When your customer’s buying decision considers the timeframe that your equipment can produce revenue, you may need to employ a value model that considers capital life. Two common situations where this applies. The first is when the buying decision considers when the equipment must be replaced due to failure. The second is when the buying decision considers the equipment capability over multiple generations of the customer’s product.
The first case is less common for the primary reason that it’s difficult to substantiate during the buying process. Your beefier parts and more rigorous testing certainly are consistent with long equipment life, but you’ll have a hard time proving it. If you find yourself making a “our machine lasts longer than their machine” argument, be prepared to back it up commercially. For example, you may have to guarantee a free replacement if your equipment fails before the promised time.
On the other hand, it is not unusual for equipment buyers to consider the ability to produce multiple generations of their product when making equipment purchases. See the figure below.
For example, in semiconductor-chip manufacturing, each chip generation requires new equipment that can process smaller features and new materials. If the buying decision considers the purchase of new equipment for future product generations, the capital-life value model may be appropriate.
To illustrate, suppose your equipment is five percent slower than your competitor and costs more per system. However, only your equipment is capable of producing process-A products and next generation process-B products.

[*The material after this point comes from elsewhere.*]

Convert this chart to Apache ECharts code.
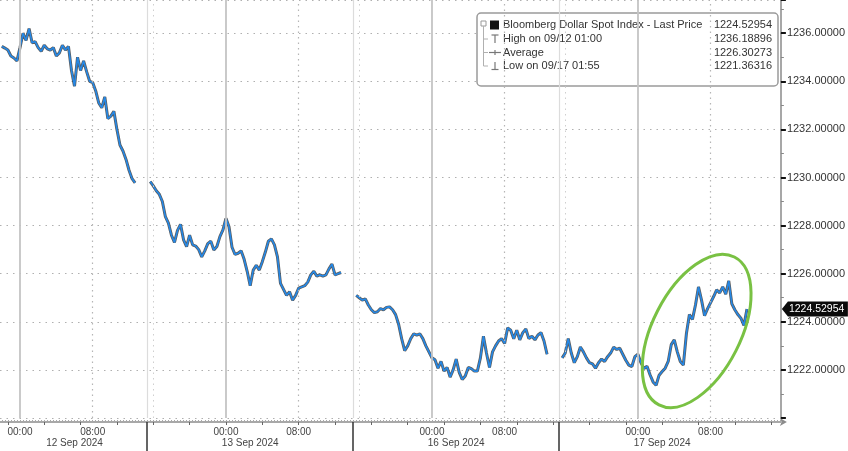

If your customer chooses your competitor, he will need to buy a new set of equipment when he switches his factory over to process B. See the value model for this example below.
|Your Equipment||Competitor’s Equipment|
|Throughput process A||kU/yr||285||300|
|Throughput process B||kU/yr||285||300|
|Target factory capacity||kU/yr||25,000||25,000|
|New systems for process A||#||88||83|
|New systems for process B||#||0||83|
|Total capital expense||$||48,245,614||83,333,333|
In this example, your equipment saves your customer more than $35M despite being slower and more expensive.